Adam (Andrew Scott) yalnız bir televizyon senaristidir ve Londra'da izole bir hayat yaşamaktadır. Adam, sarhoş komşusu Harry (Paul Mescal) ile karşılaşır ve onu evinde ağırlamak istemese de, sonunda Harry'nin ısrarına dayanamayarak onu içeriye davet eder. Adam, ailesinin hayaletleriyle bir araya gelir ve geçmişte yaşadığı travmatik olayları konuşur. Harry ile ilişkisi ilerlerken, çeşitli olaylar yaşarlar ve birlikte hayatlarını sürdürmeye başlarlar. Ancak sonunda, Harry'nin ölümüyle yüzleşir ve onun gerçekliğiyle bağlarını koparmak zorunda kalır. Bu süreçte ailesinin hayaletleri de ona rehberlik eder. Adam, Harry'nin ölümünü kabul ettikten sonra, onun ruhunu kucaklar ve birlikte huzur içinde uyurlar. Müzik eşliğinde bir ışık huzmesi arasında kaybolurlar ve ekran kararır.
Film ilk bakışta, Londra'nın alacakaranlığında, düz dairenin pencerelerinde yansıyan Adam'ın yüzüne odaklanıyor. Adam, çocukluk döneminin müziğine dalıyor ve uzak geçmişe bağlantı sağlayan aile hazineleri kutusunu karıştırıyor.

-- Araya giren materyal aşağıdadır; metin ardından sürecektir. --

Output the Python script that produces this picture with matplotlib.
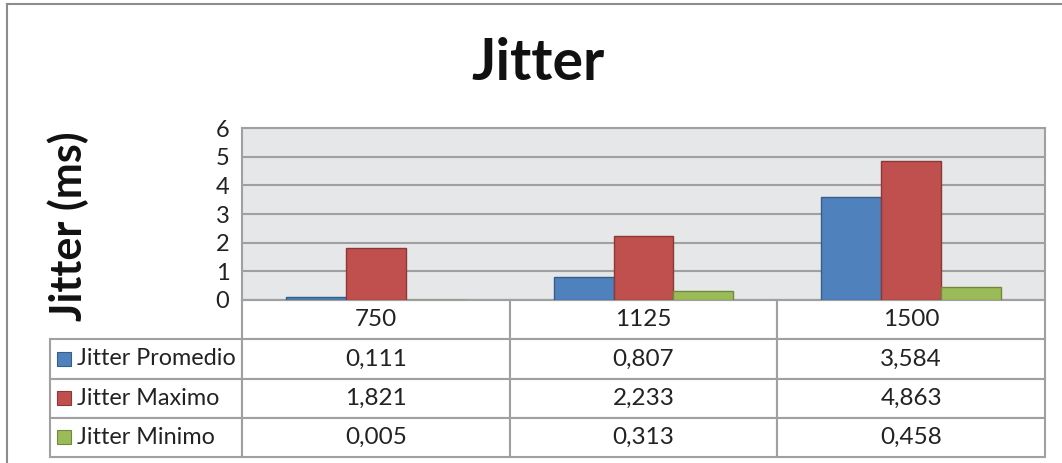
#!/usr/bin/env python3
"""Jitter chart: clustered bars with an Excel-style data table underneath."""

import matplotlib
matplotlib.use("Agg")
import matplotlib.pyplot as plt
from matplotlib.patches import Rectangle
from matplotlib.lines import Line2D
import numpy as np

plt.rcParams["font.family"] = ["Lato", "DejaVu Sans"]

# ---- data ------------------------------------------------------------
categories = ["750", "1125", "1500"]
series_names = ["Jitter Promedio", "Jitter Maximo", "Jitter Minimo"]
promedio = [0.111, 0.807, 3.584]
maximo = [1.821, 2.233, 4.863]
minimo = [0.005, 0.313, 0.458]
series_values = [promedio, maximo, minimo]
y_ticks = [0, 1, 2, 3, 4, 5, 6]

colors = ["#4f81bd", "#c0504d", "#9bbb59"]
edges = ["#385d8a", "#8c3836", "#71893f"]
grid_col = "#a0a0a0"

W, H = 1062, 463
fig = plt.figure(figsize=(W / 100, H / 100), dpi=100)

# plot area in pixels (left, top, right, bottom)
pl, pt, pr, pb = 242, 128, 1045, 300
ax = fig.add_axes([pl / W, 1 - pb / H, (pr - pl) / W, (pb - pt) / H])
ax.set_facecolor("#e6e7e8")

x = np.arange(len(categories))
bw = 0.224
for i, (vals, c, e) in enumerate(zip(series_values, colors, edges)):
    ax.bar(x + (i - 1) * bw, vals, bw, color=c, edgecolor=e, linewidth=1.0, zorder=3)

ax.set_xlim(-0.5, len(categories) - 0.5)
ax.set_ylim(0, 6)
ax.set_yticks(y_ticks)
ax.set_yticklabels([str(t) for t in y_ticks], fontsize=17, color="#222222")
ax.tick_params(axis="y", length=0, pad=9)
ax.set_xticks([])
ax.yaxis.grid(True, color=grid_col, linewidth=1.5, zorder=0)
for s in ["left", "top", "right", "bottom"]:
    ax.spines[s].set_color(grid_col)
    ax.spines[s].set_linewidth(1.5)

# ---- data table ------------------------------------------------------
cell_text = [[""] + [f"{v:.3f}".replace(".", ",") for v in vals] for vals in series_values]
col_labels = [""] + categories
tl, tb = 50, 457
col_w = [pl - tl] + [(pr - pl) / 3] * 3
tab = ax.table(cellText=cell_text, colLabels=col_labels, colWidths=col_w,
               cellLoc="center",
               bbox=[(tl - pl) / (pr - pl), -(tb - pb) / (pb - pt),
                     (pr - tl) / (pr - pl), (tb - pb) / (pb - pt)])
tab.auto_set_font_size(False)
for (r, c), cell in tab.get_celld().items():
    cell.set_edgecolor(grid_col)
    cell.set_linewidth(1.5)
    cell.get_text().set_fontsize(17.5)
    cell.get_text().set_color("#222222")
    if r == 0 and c == 0:
        cell.visible_edges = ""

# legend keys + series names in the first column
row_h = (tb - pb) / 4
for i, name in enumerate(series_names):
    yc = pb + row_h * (i + 1.5)
    ax.add_patch(Rectangle(((57 - pl) / (pr - pl), (pb - yc - 7) / (pb - pt)),
                           14 / (pr - pl), 14 / (pb - pt),
                           facecolor=colors[i], edgecolor=edges[i], linewidth=0.8,
                           transform=ax.transAxes, clip_on=False, zorder=5))
    ax.text((77 - pl) / (pr - pl), (pb - yc) / (pb - pt), name, fontsize=16.8,
            color="#222222", ha="left", va="center", transform=ax.transAxes)

# ---- titles ------------------------------------------------------------
fig.text(538 / W, 1 - 64 / H, "Jitter", fontsize=41, fontweight="bold",
         ha="center", va="center", color="#111111")
fig.text(68 / W, 1 - 226 / H, "Jitter (ms)", fontsize=31, fontweight="bold",
         rotation=90, ha="center", va="center", color="#111111")

# chart area border (image is cropped on the right and bottom)
fig.add_artist(Line2D([7 / W, 7 / W], [0, 1 - 4 / H], color="#8c8c8c", linewidth=1.5))
fig.add_artist(Line2D([7 / W, 1], [1 - 4 / H, 1 - 4 / H], color="#8c8c8c", linewidth=1.5))

fig.savefig("out.png", dpi=100)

Ancak, dünyadan kopmuş gibi görünüyor - yankılı, düzenli ama soğuk dairede, neredeyse bomboş bir Ballardian kule bloğunda, bu yalnızlığını daha da vurgulayan bir şey.
Adam yazdığı senaryo için yaptığı bir araştırma ziyareti sırasında, çocukluk evine banliyödeki Dorking'e gider. Orada Adam vefat eden ebeveynleriyle (Claire Foy ve Jamie Bell), değişmemiş, yaşlanmamış ve 30 yıl önce öldükleri zaman tam olarak oldukları hallerinde karşılaşır. Scott, hikayenin doğaüstü unsurlarını yerinde tutarak duygusal bir denge sağlarken, tüm kadro da ona bu harmonide eşlik ediyor.
Zaman aslında tüm yaraları iyileştirmez. Bunun yerine, onları daha derin ve daha felç edici hale getirir. Adam, ebeveynlerinin bir araba kazasında öldürüldüğü anı yeniden yazamaz. Ancak onları, zorbalıklara maruz kalmış ve dövülmüş bir çocuk olarak değil, yetişkin bir eşcinsel erkek olarak tanıyabilir.
Japon yazarın kitabı Türkçeye 'Yabancılarla bir Yaz' ismiyle çevrilmiştir. 2023 yapımı film kitabın ilk uyarlaması da değil. İlk film Nobuhiko Obayashi'nin 1988 yapımı The Discarnates'idi. Ancak Haigh, hikayeye kendi damgasını vurmuştur.
Bu filmi yönetmen Haigh'in daha önceki çalışmalarına bağlayan ipuçları da var: İkinci uzun metrajlı filmi olan eşcinsel romantizm Weekend ile bağlantı kurar. Aynı zamanda 45 Years'taki gibi geçmişe bir pencere ve zamanın döngüsü hissiyle, kaybolmuş bir sevgilinin buzla korunmuş bedeninin keşfiyle yaşamlar altüst olur.
Biz de filmi tam olarak kavramak için bir kez izlemenin yeterli olmadığını düşünenlerdeniz. Emilie Levienaise-Farrouch'un bestelediği müziğin, sesin karmaşıklığı ile uyumu filmin anlamını daha da güçlendiriyor. Jonathan Alberts'ın akıcı kurgusunun ustalığı, bize paralel zaman çizgileri arasında ve Adam'ın hayatındaki eşzamanlı anlarla dolu bir şehir manzarasında, en hafif dokunuşlarla bizi yönlendiriyor. Yani filmin başarısı için kolektif bir çalışma ürünü diyebiliriz.